Moderator Lars Ruppel über das ganz spezielle Duell „Poetry Slam vs. Stadttheater“ heute Abend im Großen Haus
„Poetry Slam vs. Stadttheater“ heißt es am heutigen Freitag um 19.30 Uhr auf der Bühne des Großen Hauses. Moderator Lars Ruppel hat dazu drei Wortakrobaten aus Berlin, Hamburg und Simbabwe eingeladen, die vor dem Publikum gegen ein Quartett des Stadttheaters antreten werden, einen Schauspieler, eine Opernsängerin und zwei Tänzer. Im Gespräch mit unserer Zeitung erklärt der Gambacher, was es mit diesem künstlerischen Schlagabtausch auf sich hat.
Du bist regelmäßig mit Poetry Slams im Stadttheater zu Gast. Was unterscheidet die altehrwürdige Bühne von anderen Veranstaltungsorten?
Die Nähe zwischen Publikum und Künstler ist unfassbar unmittelbar, es ist grade mal eine Stufe Höhenunterschied zur ersten Reihe und selbst den Menschen im Rang fühlt man sich nah. Das wichtigste aber sind die Leute dort. Die sind alle sehr warmherzig und unkompliziert, obwohl die Arbeit mit mir sicher nicht sehr einfach ist. Ich bin sehr fahrig, was sich normalerweise gar nicht mit Theaterarbeitsweisen verträgt. Aber sie haben viel Geduld mit mir.
Du lässt diesmal Poetry Slammer aus Hamburg, Berlin und Simbabwe gegen ein Team des Stadttheaters antreten. Worauf wird es bei diesem „ungleichen Kampf“ ankommen?
Wenn das Publikum merkt, dass man den eigenen Auftritt genießt und es einem Spaß macht, dann hat man, so sagt man im Fußball, den Moment auf seiner Seite.
Da die Slammer vermutlich gewisse Vorteile haben, wenn es um die Kunst der Formulierung geht: Mit welchen Künsten werden die Tänzer, Sänger und Schauspieler des Stadttheaters an diesem Abend glänzen können?
Die Stadttheater-Crew besteht aus echten Profis, die Slammer sind erfahrene Laien. Die Profis haben ganz andere Techniken für die Bühne, in Präsenz und Technik sind sie unschlagbar.
"Gab es nicht mal ein Brecht-Zitat darüber, dass man sich schuldig macht, wenn man in brisanten Zeiten gefällige Gedichte über Bäume schreibt oder ist das Halbwissen?", fragst du in der Ankündigung des Programms. Wie gefällig darf ein Poetry Slam denn in brisanten Zeiten sein? Und wie angriffslustig wird der Abend im Stadttheater?
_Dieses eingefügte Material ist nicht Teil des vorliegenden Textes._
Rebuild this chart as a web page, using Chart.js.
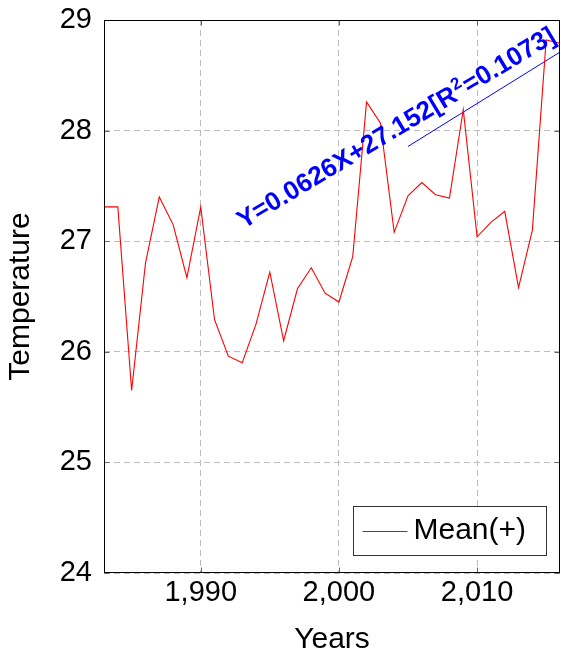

Slam ist allzu oft sehr gefällig, im Sinne von belanglos und oberflächlich. Uns fliegt grade die Welt um die Ohren, das Meer steigt und wird uns mit Plastik überfluten, meine Kinder kennen Insekten nur noch aus Büchern, dafür wissen sie genau, wie Nazis aussehen. Das alles ist so traurig, dass man sich eigentlich nur noch mit leicht verdaulichem Entertainment ablenken mag. Aber viele Künstler und Künstlerinnen versuchen es weiter, und vielleicht wird durch einen Text ein Steak weniger gegessen, ein Auto weniger gefahren, ein Coffee-to-go-Becher weniger benutzt, einer Lüge weniger geglaubt, einem anderen mehr Beachtung geschenkt, das wäre doch mal was.
Und worauf kommt es bei einem gelungenen Poetry Slam am Ende wirklich an?
Dass das Publikum nicht satt ist, sondern hungrig bleibt auf mehr. Und, dass danach alle Bühnenmenschen zusammensitzen und Bierchen trinken.